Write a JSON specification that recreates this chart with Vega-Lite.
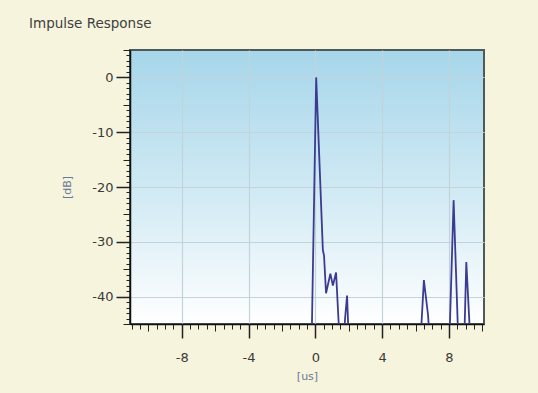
{
  "$schema": "https://vega.github.io/schema/vega-lite/v6.json",
  "width": 354,
  "height": 274,
  "autosize": {"type": "none"},
  "padding": {"left": 130, "top": 50, "right": 54, "bottom": 69},
  "background": "#f6f4dc",
  "title": {"text": "Impulse Response", "anchor": "start", "frame": "group", "dx": -101, "offset": 19, "fontSize": 13.5, "fontWeight": "normal", "font": "DejaVu Sans", "color": "#404040"},
  "config": {
    "view": {
      "fill": {"gradient": "linear", "x1": 0, "y1": 0, "x2": 0, "y2": 1, "stops": [{"offset": 0, "color": "#a6d6ea"}, {"offset": 0.5, "color": "#cfe9f3"}, {"offset": 1, "color": "#ffffff"}]},
      "stroke": "#4d5a5a",
      "strokeWidth": 2
    },
    "axis": {"labelFont": "DejaVu Sans", "titleFont": "DejaVu Sans", "labelColor": "#3a3a3a", "titleColor": "#6a7898", "titleFontWeight": "normal", "titleFontSize": 11, "labelFontSize": 13, "domainColor": "#111111", "tickColor": "#222222"}
  },
  "data": {"values": [
    {"t": -11, "db": -48},
    {"t": -0.22, "db": -48},
    {"t": 0.05, "db": 0},
    {"t": 0.45, "db": -31.5},
    {"t": 0.52, "db": -32.5},
    {"t": 0.64, "db": -39.4},
    {"t": 0.9, "db": -35.8},
    {"t": 1.05, "db": -38},
    {"t": 1.24, "db": -35.6},
    {"t": 1.45, "db": -48},
    {"t": 1.7, "db": -48},
    {"t": 1.78, "db": -44},
    {"t": 1.9, "db": -39.8},
    {"t": 2.0, "db": -48},
    {"t": 6.3, "db": -48},
    {"t": 6.5, "db": -37},
    {"t": 6.75, "db": -43.4},
    {"t": 6.85, "db": -48},
    {"t": 8.03, "db": -48},
    {"t": 8.28, "db": -22.4},
    {"t": 8.56, "db": -48},
    {"t": 8.92, "db": -48},
    {"t": 9.04, "db": -33.7},
    {"t": 9.28, "db": -48},
    {"t": 10, "db": -48}
  ]},
  "layer": [
    {
      "mark": {"type": "line", "opacity": 0},
      "encoding": {
        "x": {"field": "t", "type": "quantitative", "scale": {"domain": [-11.1, 10.1], "nice": false, "zero": false},
          "axis": {"orient": "bottom", "values": [-11, -10.5, -9.5, -9, -8.5, -7.5, -7, -6.5, -5.5, -5, -4.5, -3.5, -3, -2.5, -1.5, -1, -0.5, 0.5, 1, 1.5, 2.5, 3, 3.5, 4.5, 5, 5.5, 6.5, 7, 7.5, 8.5, 9, 9.5], "labels": false, "grid": false, "domain": false, "tickSize": 5, "title": null}},
        "y": {"field": "db", "type": "quantitative", "scale": {"domain": [-45, 5], "nice": false, "zero": false},
          "axis": {"orient": "left", "values": [-44, -43, -42, -41, -39, -38, -37, -36, -34, -33, -32, -31, -29, -28, -27, -26, -24, -23, -22, -21, -19, -18, -17, -16, -14, -13, -12, -11, -9, -8, -7, -6, -4, -3, -2, -1, 1, 2, 3, 4], "labels": false, "grid": false, "domain": false, "tickSize": 4, "title": null}}
      }
    },
    {
      "mark": {"type": "line", "opacity": 0},
      "encoding": {
        "x": {"field": "t", "type": "quantitative",
          "axis": {"orient": "bottom", "values": [-10, -6, -2, 2, 6, 10], "labels": false, "grid": false, "domain": false, "tickSize": 7, "title": null}},
        "y": {"field": "db", "type": "quantitative",
          "axis": {"orient": "left", "values": [-45, -35, -25, -15, -5, 5], "labels": false, "grid": false, "domain": false, "tickSize": 7, "title": null}}
      }
    },
    {
      "mark": {"type": "line", "color": "#3b3b92", "strokeWidth": 1.8, "clip": true},
      "encoding": {
        "x": {"field": "t", "type": "quantitative",
          "axis": {"orient": "bottom", "values": [-8, -4, 0, 4, 8], "labelExpr": "replace(datum.label, '\u2212', '-')", "grid": true, "gridColor": "#c4d2da", "gridWidth": 1.2, "tickSize": 14, "tickWidth": 1.5, "labelPadding": 13, "domainWidth": 1.5, "title": "[us]", "titlePadding": 6}},
        "y": {"field": "db", "type": "quantitative",
          "axis": {"orient": "left", "values": [-40, -30, -20, -10, 0], "labelExpr": "replace(datum.label, '\u2212', '-')", "grid": true, "gridColor": "#c4d2da", "gridWidth": 1.2, "tickSize": 14, "tickWidth": 1.5, "labelPadding": 3, "domainWidth": 1.5, "title": "[dB]", "titlePadding": 19}}
      }
    }
  ],
  "resolve": {"axis": {"x": "independent", "y": "independent"}}
}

- PROMPT -
From the material above, copy everything exactly but the pictures.

- SOLUTION FOR THIS TASK -
Write a JSON specification that recreates this chart with Vega-Lite.
{
  "$schema": "https://vega.github.io/schema/vega-lite/v6.json",
  "width": 354,
  "height": 274,
  "autosize": {"type": "none"},
  "padding": {"left": 130, "top": 50, "right": 54, "bottom": 69},
  "background": "#f6f4dc",
  "title": {"text": "Impulse Response", "anchor": "start", "frame": "group", "dx": -101, "offset": 19, "fontSize": 13.5, "fontWeight": "normal", "font": "DejaVu Sans", "color": "#404040"},
  "config": {
    "view": {
      "fill": {"gradient": "linear", "x1": 0, "y1": 0, "x2": 0, "y2": 1, "stops": [{"offset": 0, "color": "#a6d6ea"}, {"offset": 0.5, "color": "#cfe9f3"}, {"offset": 1, "color": "#ffffff"}]},
      "stroke": "#4d5a5a",
      "strokeWidth": 2
    },
    "axis": {"labelFont": "DejaVu Sans", "titleFont": "DejaVu Sans", "labelColor": "#3a3a3a", "titleColor": "#6a7898", "titleFontWeight": "normal", "titleFontSize": 11, "labelFontSize": 13, "domainColor": "#111111", "tickColor": "#222222"}
  },
  "data": {"values": [
    {"t": -11, "db": -48},
    {"t": -0.22, "db": -48},
    {"t": 0.05, "db": 0},
    {"t": 0.45, "db": -31.5},
    {"t": 0.52, "db": -32.5},
    {"t": 0.64, "db": -39.4},
    {"t": 0.9, "db": -35.8},
    {"t": 1.05, "db": -38},
    {"t": 1.24, "db": -35.6},
    {"t": 1.45, "db": -48},
    {"t": 1.7, "db": -48},
    {"t": 1.78, "db": -44},
    {"t": 1.9, "db": -39.8},
    {"t": 2.0, "db": -48},
    {"t": 6.3, "db": -48},
    {"t": 6.5, "db": -37},
    {"t": 6.75, "db": -43.4},
    {"t": 6.85, "db": -48},
    {"t": 8.03, "db": -48},
    {"t": 8.28, "db": -22.4},
    {"t": 8.56, "db": -48},
    {"t": 8.92, "db": -48},
    {"t": 9.04, "db": -33.7},
    {"t": 9.28, "db": -48},
    {"t": 10, "db": -48}
  ]},
  "layer": [
    {
      "mark": {"type": "line", "opacity": 0},
      "encoding": {
        "x": {"field": "t", "type": "quantitative", "scale": {"domain": [-11.1, 10.1], "nice": false, "zero": false},
          "axis": {"orient": "bottom", "values": [-11, -10.5, -9.5, -9, -8.5, -7.5, -7, -6.5, -5.5, -5, -4.5, -3.5, -3, -2.5, -1.5, -1, -0.5, 0.5, 1, 1.5, 2.5, 3, 3.5, 4.5, 5, 5.5, 6.5, 7, 7.5, 8.5, 9, 9.5], "labels": false, "grid": false, "domain": false, "tickSize": 5, "title": null}},
        "y": {"field": "db", "type": "quantitative", "scale": {"domain": [-45, 5], "nice": false, "zero": false},
          "axis": {"orient": "left", "values": [-44, -43, -42, -41, -39, -38, -37, -36, -34, -33, -32, -31, -29, -28, -27, -26, -24, -23, -22, -21, -19, -18, -17, -16, -14, -13, -12, -11, -9, -8, -7, -6, -4, -3, -2, -1, 1, 2, 3, 4], "labels": false, "grid": false, "domain": false, "tickSize": 4, "title": null}}
      }
    },
    {
      "mark": {"type": "line", "opacity": 0},
      "encoding": {
        "x": {"field": "t", "type": "quantitative",
          "axis": {"orient": "bottom", "values": [-10, -6, -2, 2, 6, 10], "labels": false, "grid": false, "domain": false, "tickSize": 7, "title": null}},
        "y": {"field": "db", "type": "quantitative",
          "axis": {"orient": "left", "values": [-45, -35, -25, -15, -5, 5], "labels": false, "grid": false, "domain": false, "tickSize": 7, "title": null}}
      }
    },
    {
      "mark": {"type": "line", "color": "#3b3b92", "strokeWidth": 1.8, "clip": true},
      "encoding": {
        "x": {"field": "t", "type": "quantitative",
          "axis": {"orient": "bottom", "values": [-8, -4, 0, 4, 8], "labelExpr": "replace(datum.label, '\u2212', '-')", "grid": true, "gridColor": "#c4d2da", "gridWidth": 1.2, "tickSize": 14, "tickWidth": 1.5, "labelPadding": 13, "domainWidth": 1.5, "title": "[us]", "titlePadding": 6}},
        "y": {"field": "db", "type": "quantitative",
          "axis": {"orient": "left", "values": [-40, -30, -20, -10, 0], "labelExpr": "replace(datum.label, '\u2212', '-')", "grid": true, "gridColor": "#c4d2da", "gridWidth": 1.2, "tickSize": 14, "tickWidth": 1.5, "labelPadding": 3, "domainWidth": 1.5, "title": "[dB]", "titlePadding": 19}}
      }
    }
  ],
  "resolve": {"axis": {"x": "independent", "y": "independent"}}
}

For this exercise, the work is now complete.